4 Birth Months Who Bring Drama Like Summer Brings Heat
Summer is heat, whether you like it or not. It is not a kind heat. It is not a soothing heat.
The sidewalks are baking. There’s no shade anywhere. The creekbeds are drying up. The mosquitoes are biting. Violent crime rises along with the temperature.
There’s a reason people find extreme summer heat so unpleasant. It strips everything down to instinct. Small problems feel urgent. Minor annoyances feel personal. People find it so unpleasant, God made hell hot just to make them behave.
You can’t tell summer to dial it back. It doesn’t negotiate. It does what it does, and everyone else has to live with it.

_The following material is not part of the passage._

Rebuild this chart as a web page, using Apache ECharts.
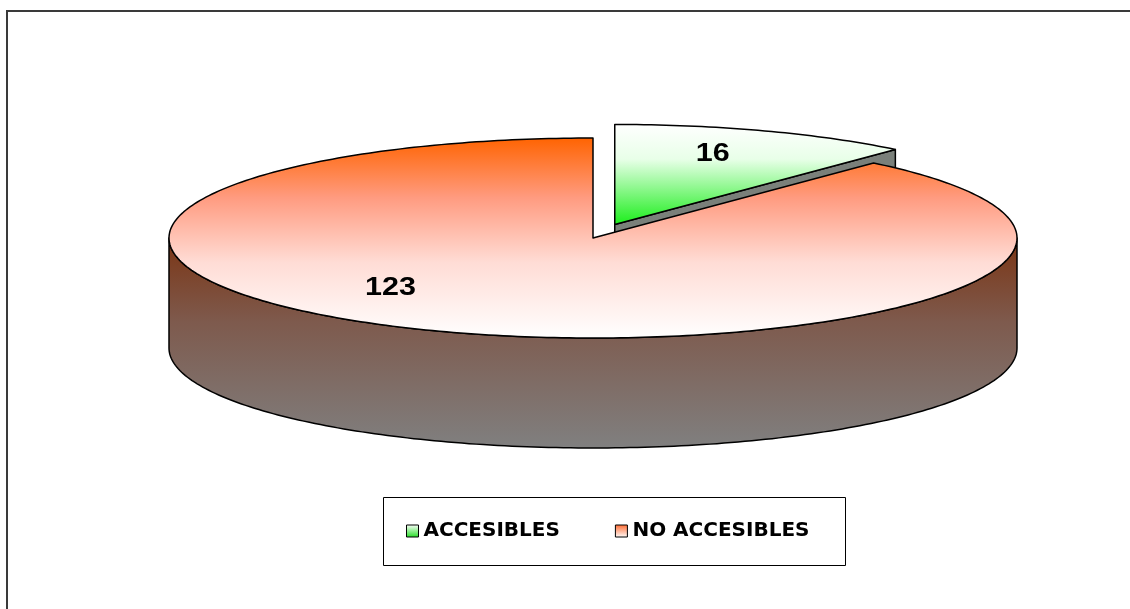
<!DOCTYPE html>
<html><head><meta charset="utf-8">
<script src="https://cdn.jsdelivr.net/npm/echarts@6/dist/echarts.min.js"></script>
<style>html,body{margin:0;padding:0;background:#fff}#c{width:1130px;height:609px}</style>
</head><body><div id="c"></div>
<script>
// ---- data ----
const categories = ['ACCESIBLES', 'NO ACCESIBLES'];
const values = [16, 123];
const valueLabels = ['16', '123'];

// ---- layout / style ----
const total = values.reduce((a, b) => a + b, 0);
const CX = 593, CY = 238, RX = 424, RY = 100, DEPTH = 110;
const EXPLODE = [0.145, 0];
const LABEL_POLAR = [[0.74, 18.2], [0.69, 223.8]]; // radius fraction, degrees
const FONT = '"Liberation Sans", Arial, sans-serif';
const G = (stops) => new echarts.graphic.LinearGradient(0, 0, 0, 1, stops.map(s => ({offset: s[0], color: s[1]})));
const TOP_FILL = [
  () => G([[0, '#ffffff'], [0.35, '#e8ffe8'], [1, '#1aee1a']]),
  () => G([[0, '#ff6300'], [0.3, '#ff9b80'], [0.62, '#ffdcd5'], [1, '#ffffff']])
];
const WALL_FILL = [
  () => G([[0, '#2f6f2f'], [1, '#808080']]),
  () => G([[0, '#7b3413'], [0.4, '#7e5a4d'], [1, '#808080']])
];
const FACE_FILL = ['#7a807a', '#7b3a20'];
const LEGEND_FILL = [
  () => G([[0, '#ffffff'], [1, '#22dd22']]),
  () => G([[0, '#ff6a30'], [1, '#ffffff']])
];

function pt(t, ox, oy, r, dy) {
  r = r == null ? 1 : r;
  return [CX + ox + RX * r * Math.sin(t), CY + oy - RY * r * Math.cos(t) + (dy || 0)];
}
function arc(a, b, ox, oy, dy) {
  const n = Math.max(2, Math.ceil(Math.abs(b - a) / (Math.PI / 180)));
  const out = [];
  for (let i = 0; i <= n; i++) out.push(pt(a + (b - a) * i / n, ox, oy, 1, dy));
  return out;
}

function renderSlice(idx) {
  return function (params, api) {
    const val = api.value(0);
    const start = values.slice(0, idx).reduce((a, b) => a + b, 0);
    const t0 = start / total * 2 * Math.PI;
    const t1 = (start + val) / total * 2 * Math.PI;
    const mid = (t0 + t1) / 2, e = EXPLODE[idx] || 0;
    const ox = e * RX * Math.sin(mid), oy = -e * RY * Math.cos(mid);
    const c = [CX + ox, CY + oy];
    const cD = [c[0], c[1] + DEPTH];
    const stroke = {stroke: '#000', lineWidth: 1.5, lineJoin: 'round'};
    const children = [];
    // outer wall (front half only)
    const a = Math.max(t0, Math.PI / 2), b = Math.min(t1, 3 * Math.PI / 2);
    if (a < b) {
      const top = arc(a, b, ox, oy, 0), bot = arc(a, b, ox, oy, DEPTH).reverse();
      children.push({type: 'polygon', shape: {points: top.concat(bot)},
        style: Object.assign({fill: WALL_FILL[idx]()}, stroke)});
    }
    // radial faces
    if (Math.sin(t1) > 1e-6) {
      const p = pt(t1, ox, oy);
      children.push({type: 'polygon', shape: {points: [c, p, [p[0], p[1] + DEPTH], cD]},
        style: Object.assign({fill: FACE_FILL[idx]}, stroke)});
    }
    if (Math.sin(t0) < -1e-6) {
      const p = pt(t0, ox, oy);
      children.push({type: 'polygon', shape: {points: [c, p, [p[0], p[1] + DEPTH], cD]},
        style: Object.assign({fill: FACE_FILL[idx]}, stroke)});
    }
    // top face
    children.push({type: 'polygon', shape: {points: [c].concat(arc(t0, t1, ox, oy, 0))},
      style: Object.assign({fill: TOP_FILL[idx]()}, stroke)});
    // value label
    const lp = LABEL_POLAR[idx];
    const lpt = pt(lp[1] * Math.PI / 180, ox, oy, lp[0]);
    children.push({type: 'text', x: lpt[0], y: lpt[1], scaleX: 1.22,
      style: {text: valueLabels[idx], fill: '#000', font: 'bold 25px ' + FONT, align: 'center', verticalAlign: 'middle'}});
    return {type: 'group', children: children};
  };
}

const chart = echarts.init(document.getElementById('c'), null, {renderer: 'canvas'});
chart.setOption({
  animation: false,
  backgroundColor: '#fff',
  graphic: [
    {type: 'rect', shape: {x: 7, y: 11, width: 1200, height: 700}, style: {fill: 'none', stroke: '#3a3a3a', lineWidth: 2}, silent: true, z: 0},
    {type: 'rect', shape: {x: 383.5, y: 497.5, width: 462, height: 68}, style: {fill: '#fff', stroke: '#000', lineWidth: 1}, silent: true, z: 0}
  ],
  legend: {
    left: 406, top: 521, padding: 0, itemWidth: 12, itemHeight: 12, itemGap: 55,
    selectedMode: false, z: 10,
    textStyle: {fontFamily: '"DejaVu Sans", sans-serif', fontWeight: 'bold', fontSize: 20, color: '#000', padding: [5, 0, 0, 0]},
    data: categories.map((n, i) => ({name: n, icon: 'rect', itemStyle: {color: LEGEND_FILL[i](), borderColor: '#000', borderWidth: 1}}))
  },
  series: categories.map((n, i) => ({
    type: 'custom', name: n, coordinateSystem: 'none', silent: true, z: 2 + i,
    itemStyle: {color: i === 0 ? '#33ee33' : '#ff7a50'},
    renderItem: renderSlice(i),
    data: [[values[i]]]
  }))
});
</script></body></html>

These four birth months are the dramatic equivalent of summer.
June
You tell people exactly what they want to hear, and you are so good at it that nobody ever figures out it’s a strategy until the damage is done. You have a gift for reading what a person needs — the compliment, the commiseration, the well-timed confidence — and delivering it with such apparent ease that it never occurs to them to wonder why you are so perfectly, uncannily calibrated to their specific vulnerabilities. By the time two people compare notes and realize you told each of them something completely different about the other, you are already across town, being perfectly calibrated to someone new. The wreckage you leave is always the same: two people who trusted you completely, now not trusting each other at all.
July
You are emotional, thin-skinned, intensely loyal but capable of spectacular grudges, and moody in ways that destabilize everyone you meet. You are prone to taking everything personally at a scale that surprises people who thought they knew you. If someone forgets to wish you a happy birthday, you will remember it for so long and with such crystalline specificity that you will bring it up at their funeral. You once stopped speaking to someone for four months because of the way they said “fine” when you asked how they were doing. They meant fine. You knew what they meant. You stopped speaking to them anyway. The drama is less about turbulence and more about depth — you are like still waters that turn out to be shark-infested.
September
You create drama and foster resentment through indirection, deflection, and passive-aggression. You give compliments that have a trapdoor in them — “You’re so brave for wearing that.” You notice everything wrong with a situation and mention it as an observation, not a complaint — “I’m just saying, most people would have confirmed the reservation by now.” You ask questions that are actually verdicts. “Did you mean to send it like that?” You never raise your voice. You don’t have to. You go quiet at exactly the moment when going quiet causes the most damage. You remember every time someone fell short, and you bring it up not in anger but in evidence. Calmly. With dates. When someone apologizes, you say “I know” instead of “It’s okay,” because you want them to know it’s not okay.
October
You will find the bad in anything that’s good. If you hear there’s a parade today, you pray that it rains. If a close friend experiences a financial windfall, you will wail that it didn’t happen to you. You cannot hear someone else’s good news without immediately calculating how it reflects badly on your own situation. Someone else’s wedding announcement is a reminder that you are alone. Someone else’s promotion is an indictment of your career. A new baby is just another person who will eventually disappoint you. The drama you bring is the drama of a person who has decided, at a cellular level, that life is a zero-sum game everyone else is winning at your expense. You are not wrong, exactly. You are just exhausting.